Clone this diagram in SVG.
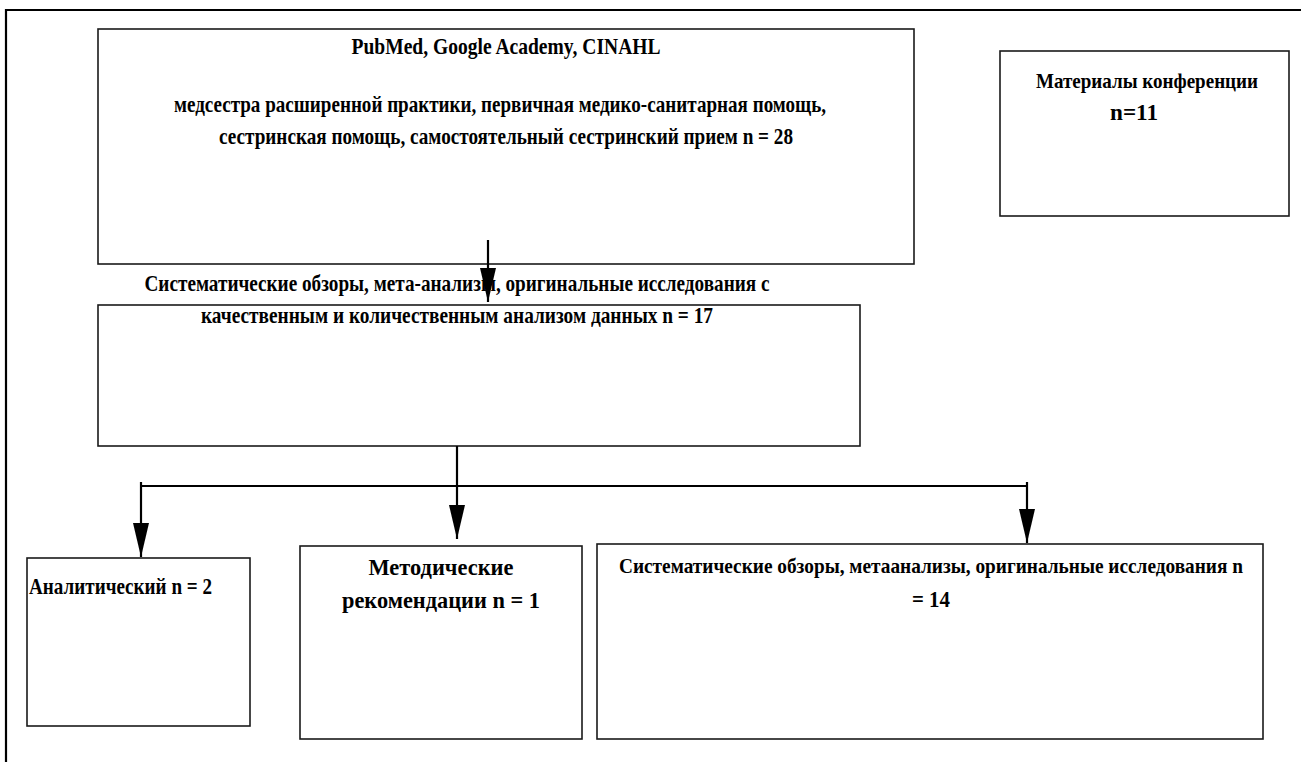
<svg xmlns="http://www.w3.org/2000/svg" width="1301" height="762" viewBox="0 0 1301 762">
  <style>
    .box { fill: #ffffff; stroke: #1a1a1a; stroke-width: 1.6; }
    .frame { fill: none; stroke: #000000; stroke-width: 2.2; }
    .conn { fill: none; stroke: #000000; stroke-width: 2.2; }
    .t { font-family: "Liberation Serif", "Times New Roman", serif; font-weight: bold; font-size: 23px; fill: #000000; }
    .s { font-size: 21px; }
  </style>
  <defs>
    <marker id="arrow" markerUnits="userSpaceOnUse" markerWidth="36" markerHeight="18" viewBox="0 -9 36 18" refX="34" refY="0" orient="auto">
      <path d="M0,-8 L34,0 L0,8 z" fill="#000000"/>
    </marker>
  </defs>
  <rect x="0" y="0" width="1301" height="762" fill="#ffffff"/>

  <g id="frame">
    <path class="frame" d="M6,762 L6,10 L1301,10"/>
  </g>

  <g id="node-search">
    <rect class="box" x="98" y="29" width="816" height="235"/>
    <text class="t" x="506" y="54" text-anchor="middle" textLength="309" lengthAdjust="spacingAndGlyphs">PubMed, Google Academy, CINAHL</text>
    <text class="t" x="500" y="112" text-anchor="middle" textLength="652" lengthAdjust="spacingAndGlyphs">медсестра расширенной практики, первичная медико-санитарная помощь,</text>
    <text class="t" x="506" y="144" text-anchor="middle" textLength="574" lengthAdjust="spacingAndGlyphs">сестринская помощь, самостоятельный сестринский прием n = 28</text>
  </g>

  <g id="node-conference">
    <rect class="box" x="1000" y="51" width="289" height="165"/>
    <text class="t s" x="1147" y="88" text-anchor="middle" textLength="222" lengthAdjust="spacingAndGlyphs">Материалы конференции</text>
    <text class="t" x="1134" y="120" text-anchor="middle" font-size="24" textLength="48" lengthAdjust="spacingAndGlyphs">n=11</text>
  </g>

  <g id="node-filtered">
    <rect class="box" x="98" y="305" width="762" height="141"/>
    <text class="t" x="457" y="323" text-anchor="middle" textLength="512" lengthAdjust="spacingAndGlyphs">качественным и количественным анализом данных n = 17</text>
  </g>

  <g id="label-filtered">
    <text class="t" x="457" y="291" text-anchor="middle" textLength="625" lengthAdjust="spacingAndGlyphs">Систематические обзоры, мета-анализы, оригинальные исследования с</text>
  </g>

  <g id="node-analytic">
    <rect class="box" x="27" y="558" width="223" height="168"/>
    <text class="t" x="29" y="594" textLength="183" lengthAdjust="spacingAndGlyphs">Аналитический n = 2</text>
  </g>

  <g id="node-guidelines">
    <rect class="box" x="300" y="546" width="282" height="193"/>
    <text class="t" x="441" y="575" text-anchor="middle" textLength="145" lengthAdjust="spacingAndGlyphs">Методические</text>
    <text class="t" x="441" y="608" text-anchor="middle" textLength="198" lengthAdjust="spacingAndGlyphs">рекомендации n = 1</text>
  </g>

  <g id="node-reviews">
    <rect class="box" x="597" y="544" width="666" height="195"/>
    <text class="t s" x="931" y="573" text-anchor="middle" textLength="624" lengthAdjust="spacingAndGlyphs">Систематические обзоры, метаанализы, оригинальные исследования n</text>
    <text class="t" x="931" y="607" text-anchor="middle" textLength="38" lengthAdjust="spacingAndGlyphs">= 14</text>
  </g>

  <g id="connectors">
    <line class="conn" x1="488" y1="240" x2="488" y2="302" marker-end="url(#arrow)"/>
    <line class="conn" x1="457" y1="446" x2="457" y2="539" marker-end="url(#arrow)"/>
    <line class="conn" x1="141" y1="486" x2="1027" y2="486"/>
    <line class="conn" x1="141" y1="482" x2="141" y2="557" marker-end="url(#arrow)"/>
    <line class="conn" x1="1027" y1="482" x2="1027" y2="543" marker-end="url(#arrow)"/>
  </g>
</svg>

PROBLEM DESCRIPTION: All of the material above should be reproduced exactly, except the pictures.

RIGHT ANSWER:
Clone this diagram in SVG.
<svg xmlns="http://www.w3.org/2000/svg" width="1301" height="762" viewBox="0 0 1301 762">
  <style>
    .box { fill: #ffffff; stroke: #1a1a1a; stroke-width: 1.6; }
    .frame { fill: none; stroke: #000000; stroke-width: 2.2; }
    .conn { fill: none; stroke: #000000; stroke-width: 2.2; }
    .t { font-family: "Liberation Serif", "Times New Roman", serif; font-weight: bold; font-size: 23px; fill: #000000; }
    .s { font-size: 21px; }
  </style>
  <defs>
    <marker id="arrow" markerUnits="userSpaceOnUse" markerWidth="36" markerHeight="18" viewBox="0 -9 36 18" refX="34" refY="0" orient="auto">
      <path d="M0,-8 L34,0 L0,8 z" fill="#000000"/>
    </marker>
  </defs>
  <rect x="0" y="0" width="1301" height="762" fill="#ffffff"/>

  <g id="frame">
    <path class="frame" d="M6,762 L6,10 L1301,10"/>
  </g>

  <g id="node-search">
    <rect class="box" x="98" y="29" width="816" height="235"/>
    <text class="t" x="506" y="54" text-anchor="middle" textLength="309" lengthAdjust="spacingAndGlyphs">PubMed, Google Academy, CINAHL</text>
    <text class="t" x="500" y="112" text-anchor="middle" textLength="652" lengthAdjust="spacingAndGlyphs">медсестра расширенной практики, первичная медико-санитарная помощь,</text>
    <text class="t" x="506" y="144" text-anchor="middle" textLength="574" lengthAdjust="spacingAndGlyphs">сестринская помощь, самостоятельный сестринский прием n = 28</text>
  </g>

  <g id="node-conference">
    <rect class="box" x="1000" y="51" width="289" height="165"/>
    <text class="t s" x="1147" y="88" text-anchor="middle" textLength="222" lengthAdjust="spacingAndGlyphs">Материалы конференции</text>
    <text class="t" x="1134" y="120" text-anchor="middle" font-size="24" textLength="48" lengthAdjust="spacingAndGlyphs">n=11</text>
  </g>

  <g id="node-filtered">
    <rect class="box" x="98" y="305" width="762" height="141"/>
    <text class="t" x="457" y="323" text-anchor="middle" textLength="512" lengthAdjust="spacingAndGlyphs">качественным и количественным анализом данных n = 17</text>
  </g>

  <g id="label-filtered">
    <text class="t" x="457" y="291" text-anchor="middle" textLength="625" lengthAdjust="spacingAndGlyphs">Систематические обзоры, мета-анализы, оригинальные исследования с</text>
  </g>

  <g id="node-analytic">
    <rect class="box" x="27" y="558" width="223" height="168"/>
    <text class="t" x="29" y="594" textLength="183" lengthAdjust="spacingAndGlyphs">Аналитический n = 2</text>
  </g>

  <g id="node-guidelines">
    <rect class="box" x="300" y="546" width="282" height="193"/>
    <text class="t" x="441" y="575" text-anchor="middle" textLength="145" lengthAdjust="spacingAndGlyphs">Методические</text>
    <text class="t" x="441" y="608" text-anchor="middle" textLength="198" lengthAdjust="spacingAndGlyphs">рекомендации n = 1</text>
  </g>

  <g id="node-reviews">
    <rect class="box" x="597" y="544" width="666" height="195"/>
    <text class="t s" x="931" y="573" text-anchor="middle" textLength="624" lengthAdjust="spacingAndGlyphs">Систематические обзоры, метаанализы, оригинальные исследования n</text>
    <text class="t" x="931" y="607" text-anchor="middle" textLength="38" lengthAdjust="spacingAndGlyphs">= 14</text>
  </g>

  <g id="connectors">
    <line class="conn" x1="488" y1="240" x2="488" y2="302" marker-end="url(#arrow)"/>
    <line class="conn" x1="457" y1="446" x2="457" y2="539" marker-end="url(#arrow)"/>
    <line class="conn" x1="141" y1="486" x2="1027" y2="486"/>
    <line class="conn" x1="141" y1="482" x2="141" y2="557" marker-end="url(#arrow)"/>
    <line class="conn" x1="1027" y1="482" x2="1027" y2="543" marker-end="url(#arrow)"/>
  </g>
</svg>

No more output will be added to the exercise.